70% Truck Fee Hike Will Get Re-Think

 

TORONTO — Commercial trucking licence fees in Ontario are scheduled to go up by a whopping 70 percent in less than two years: first by 30 percent come December 1, 2012 and then by another 40 percent a year later.

What’s more, that increase falls unevenly on truckers, says the Ontario Trucking Association (OTA).

So, the Province should reconsider its plans, the OTA says.  And although the organization’s President David Bradley says truckers are prepared to share the costs of using the transportation system as well as deficit fighting, the burden should be shared evenly across the industry.

The OTA has “proposed various options for the government to consider including phasing the second increase over a longer period (which is how the increase in personal driver’s licence fees is being handled) and that all heavy commercial vehicles be required to pay registration fees.”

Also he said some trucks are treated differently than others. For example,  mobile cranes, vacuum trucks, concrete pumping trucks, street sweepers and water trucks, for example, are exempt from paying any vehicle registration fees.

“These vehicles are trucks too; they use the public infrastructure and are owned and operated by private for-profit entities,” Bradley says. “The idea of user pay is that everyone pays their fair share.”

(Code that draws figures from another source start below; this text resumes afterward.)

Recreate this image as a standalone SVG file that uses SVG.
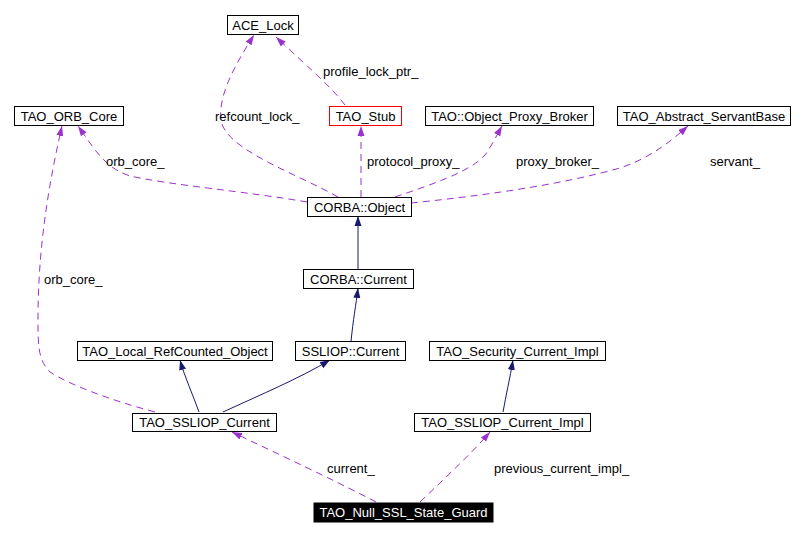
<svg xmlns="http://www.w3.org/2000/svg" width="804" height="537" viewBox="0 0 804 537">
<style>
text{font-family:"Liberation Sans",Arial,sans-serif;font-size:13px;fill:#000}
.n rect{fill:#fff;stroke:#000;stroke-width:1}
.n text{text-anchor:middle}
.u{fill:none;stroke:#9a32cd;stroke-width:1;stroke-dasharray:7,5}
.i{fill:none;stroke:#191970;stroke-width:1}
</style>
<defs>
<marker id="ap" markerUnits="userSpaceOnUse" markerWidth="11" markerHeight="8" refX="10" refY="4" orient="auto"><path d="M0,0.5 L10,4 L0,7.5 z" fill="#9a32cd"/></marker>
<marker id="ab" markerUnits="userSpaceOnUse" markerWidth="11" markerHeight="8" refX="10" refY="4" orient="auto"><path d="M0,0.5 L10,4 L0,7.5 z" fill="#191970"/></marker>
</defs>
<rect width="804" height="537" fill="#fff"/>
<g id="edges">
<path class="u" marker-end="url(#ap)" d="M338,197 C300,175 225,150 221,120 C218,95 235,65 254,35"/>
<path class="u" marker-end="url(#ap)" d="M345,105 C330,85 300,60 276,37"/>
<path class="u" marker-end="url(#ap)" d="M307,202 C250,192 170,185 130,176 C105,168 95,150 78,126"/>
<path class="u" marker-end="url(#ap)" d="M361,197 L361,126"/>
<path class="u" marker-end="url(#ap)" d="M395,197 C430,185 470,172 485,155 C492,145 497,135 502,126"/>
<path class="u" marker-end="url(#ap)" d="M411,203 C480,196 560,185 620,168 C650,158 670,142 688,126"/>
<path class="i" marker-end="url(#ab)" d="M358,269 L358,216"/>
<path class="i" marker-end="url(#ab)" d="M351,342 C353,320 356,305 358,288"/>
<path class="i" marker-end="url(#ab)" d="M199,412 C193,395 185,378 180,360"/>
<path class="i" marker-end="url(#ab)" d="M223,412 C260,395 300,378 330,360"/>
<path class="i" marker-end="url(#ab)" d="M503,412 C506,395 510,378 513,360"/>
<path class="u" marker-end="url(#ap)" d="M155,412 C110,400 70,385 50,372 C38,360 38,345 38,320 C38,260 45,200 62,126"/>
<path class="u" marker-end="url(#ap)" d="M376,502 C330,478 280,455 232,432"/>
<path class="u" marker-end="url(#ap)" d="M420,502 C445,478 470,455 490,432"/>
<text x="323" y="76">profile_lock_ptr_</text>
<text x="215" y="121">refcount_lock_</text>
<text x="106" y="166">orb_core_</text>
<text x="367" y="166">protocol_proxy_</text>
<text x="516" y="166">proxy_broker_</text>
<text x="710" y="166">servant_</text>
<text x="44" y="284">orb_core_</text>
<text x="327" y="473">current_</text>
<text x="494" y="473">previous_current_impl_</text>
</g>
<g id="ace_lock" class="n"><rect x="227.5" y="15.5" width="71" height="19"/><text x="263" y="30">ACE_Lock</text></g>
<g id="tao_orb_core" class="n"><rect x="14.5" y="106.5" width="109" height="19"/><text x="69" y="121">TAO_ORB_Core</text></g>
<g id="tao_stub" class="n"><rect x="329.5" y="106.5" width="72" height="19" style="stroke:#f00"/><text x="365.5" y="121">TAO_Stub</text></g>
<g id="tao_object_proxy_broker" class="n"><rect x="425.5" y="106.5" width="168" height="19"/><text x="509.5" y="121">TAO::Object_Proxy_Broker</text></g>
<g id="tao_abstract_servantbase" class="n"><rect x="617.5" y="106.5" width="173" height="19"/><text x="704" y="121">TAO_Abstract_ServantBase</text></g>
<g id="corba_object" class="n"><rect x="307.5" y="197.5" width="104" height="19"/><text x="359.5" y="212">CORBA::Object</text></g>
<g id="corba_current" class="n"><rect x="303.5" y="269.5" width="110" height="19"/><text x="358.5" y="284">CORBA::Current</text></g>
<g id="tao_local_refcounted_object" class="n"><rect x="77.5" y="341.5" width="195" height="19"/><text x="175" y="356">TAO_Local_RefCounted_Object</text></g>
<g id="ssliop_current" class="n"><rect x="295.5" y="341.5" width="110" height="19"/><text x="350.5" y="356">SSLIOP::Current</text></g>
<g id="tao_security_current_impl" class="n"><rect x="429.5" y="341.5" width="176" height="19"/><text x="517.5" y="356">TAO_Security_Current_Impl</text></g>
<g id="tao_ssliop_current" class="n"><rect x="132.5" y="413.5" width="144" height="18"/><text x="204.5" y="427">TAO_SSLIOP_Current</text></g>
<g id="tao_ssliop_current_impl" class="n"><rect x="414.5" y="413.5" width="176" height="18"/><text x="502.5" y="427">TAO_SSLIOP_Current_Impl</text></g>
<g id="tao_null_ssl_state_guard" class="n"><rect x="314" y="503" width="179" height="19" style="fill:#000;stroke:#000"/><text x="403.5" y="517" style="fill:#fff">TAO_Null_SSL_State_Guard</text></g>
</svg>
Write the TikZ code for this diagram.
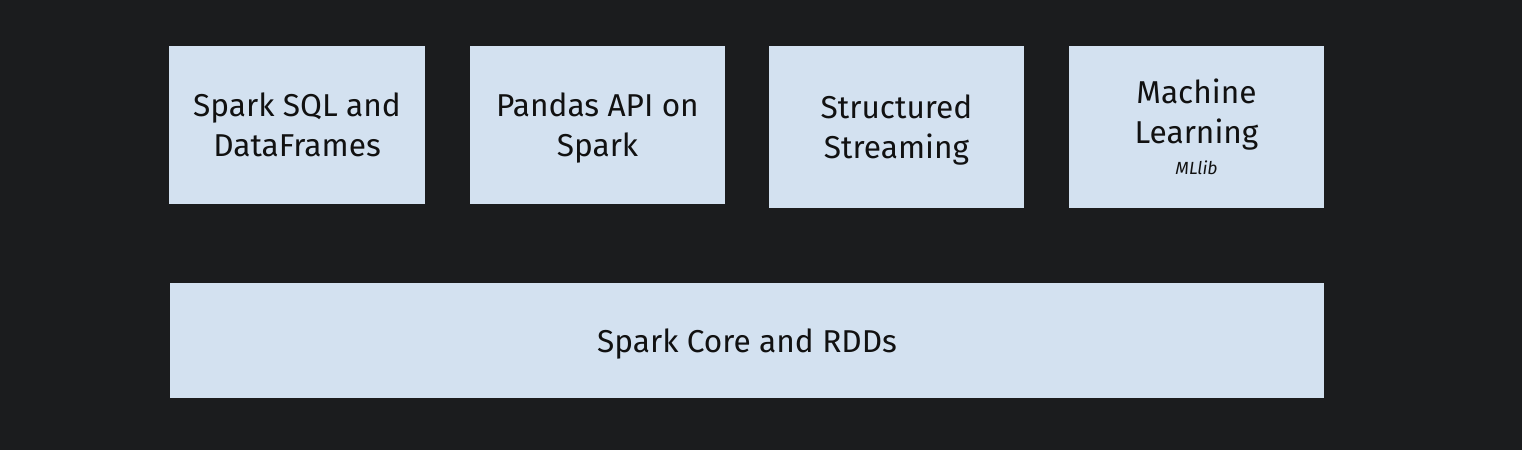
\documentclass[tikz,border=0pt]{standalone}
\usepackage{fontspec}
\setmainfont{Fira Sans}
\usetikzlibrary{positioning}
\definecolor{bgdark}{HTML}{1B1C1E}
\definecolor{boxblue}{HTML}{D3E1F0}
\definecolor{ink}{HTML}{111111}

\begin{document}
\begin{tikzpicture}[x=0.02cm, y=0.02cm,
    layer/.style={fill=boxblue, inner sep=0pt, align=center, text=ink, text depth=0pt,
        font=\fontsize{18}{22.8}\selectfont}]
    \fill[bgdark] (0,0) rectangle (1522,450);
    \useasboundingbox (0,0) rectangle (1522,450);

    \node[layer, minimum width=5.12cm, minimum height=3.16cm] (sql) at (297,325) {Spark SQL and\\DataFrames};
    \node[layer, minimum width=5.1cm, minimum height=3.16cm] (pandas) at (597.5,325) {Pandas API on\\Spark};
    \node[layer, minimum width=5.1cm, minimum height=3.24cm] (streaming) at (896.5,323) {Structured\\Streaming};
    \node[layer, minimum width=5.1cm, minimum height=3.24cm] (mllib) at (1196.5,323) {Machine\\Learning\\[-5pt]{\fontsize{10}{12}\selectfont\itshape MLlib}};

    \node[layer, minimum width=23.08cm, minimum height=2.3cm] (core) at (747,109.5) {Spark Core and RDDs};
\end{tikzpicture}
\end{document}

Adds Bradley: “There is nothing to be done about the December 2012 increase, but there are various ways the government could deal with the 2013 increase.”

In response, Ontario Transportation Minister Bob Chiarelli says he has instructed his staff to look at options and alternatives for a more protracted fee-increase schedule.”

In a letter to the OTA, Chiarelli said the point of these fee increases is to ensure roads and bridges remain in good repair and that the government is simply following the Drummond Commission’s advice. 

“The Drummond Commission recommended the province should be based on full cost recovery, which has not been the case for vehicle and licence fees for many years,” Chiarelli said.